Polka zebrała pochwały zwłaszcza za jedno z wtorkowych zagrań, tzw. tweener. W biegu odbiła między nogami – stojąc tyłem do kortu – piłkę posłaną w okolice końcowej linii.
– Nie miałam wówczas wyboru, musiałam zrobić tweener. Chyba mi wyszło. Oglądam sporo męskiego tenisa i to chyba w tym momencie mi pomogło. Prezentowanie atrakcyjnego dla oka tenisa jest świetną sprawą. To miłe, jeśli moja gra jest taka. Podczas meczu chcesz zdobyć punkt, nieważne jak. W niektórych sytuacjach rodzaj zagrania sam się nasuwa, bo nie masz wyboru, bo za późno już na jakieś inne rozwiązanie. W tamtym momencie tak właśnie było. Chciałam po prostu zdobyć punkt. Uznałam, że takie zagranie będzie najlepszym wyjściem. Z tweenerami świetnie radzą sobie Nick Kyrgios i Roger Federer. U Szwajcara imponujące jest to, że on wie, gdzie dokładnie chce zagrać piłkę. Ja zaś chciałam tylko ją przebić i nie miałam pojęcia, gdzie poleci. Muszę więc nad tym jeszcze popracować – oceniła z uśmiechem.

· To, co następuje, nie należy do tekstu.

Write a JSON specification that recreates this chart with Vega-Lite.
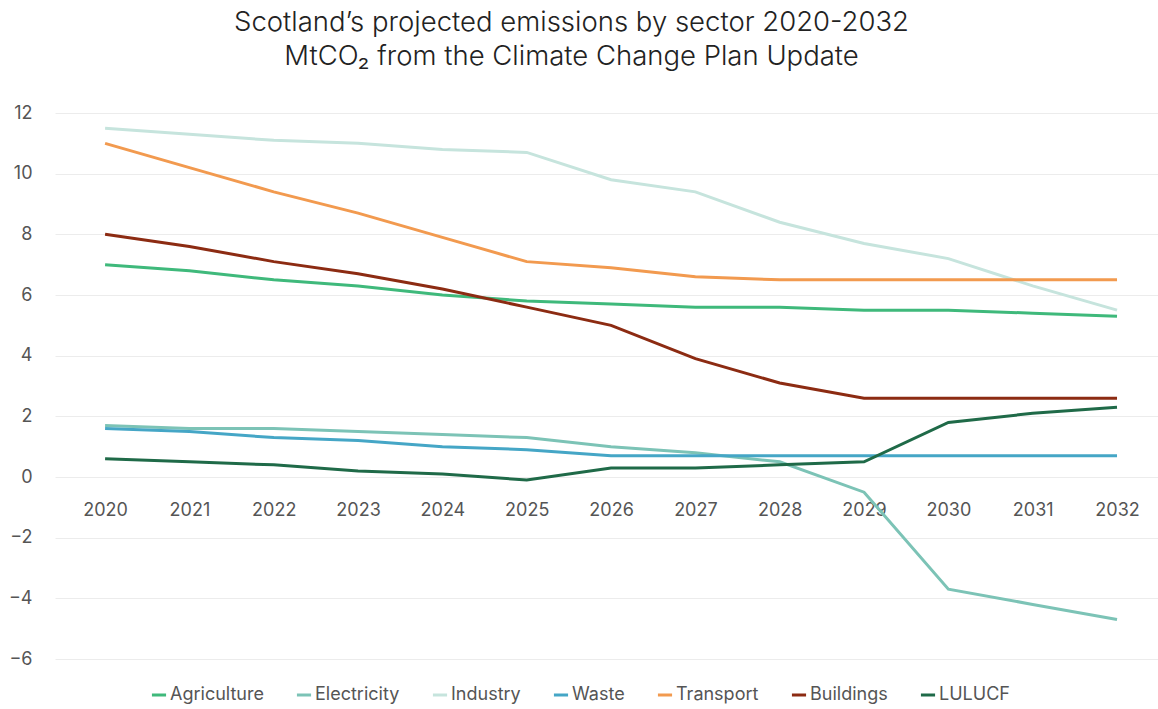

Przedstawiciele mediów spytali też o wrażenia z kortu. Część zawodników uznała, że jest on szybki, a inni, iż średni.
– To zależy od tego o jakiej porze grasz – czy grasz drugi mecz danego dnia w pełnym słońcu, czy prawie o północy. Dziś nie był wcale szybki. Wydaje mi się, że był wręcz wolny. Zależy to od temperatury. Jutro ma być chłodniej i szybkość kortu może się zmienić – analizowała Radwańska.
Przed sezonem po kilku latach zmieniła producenta rakiety. Jak przyznała, to ważna decyzja, ale nie odczuwa w związku z tym dużej różnicy.
Polka w czwartek zmierzy się w drugiej rundzie z Chorwatką Mirjaną Lucic-Baroni. Dziennikarze spytali, jak zamierza spędzić dzień poprzedzający to spotkanie.
– To początek roku. Trenuję w dni, w które nie mam meczów. Teraz biuro, w którym załatwiamy te sprawy jest już zamknięte, więc muszę się zająć sprawą treningu jutro rano – dodała z uśmiechem.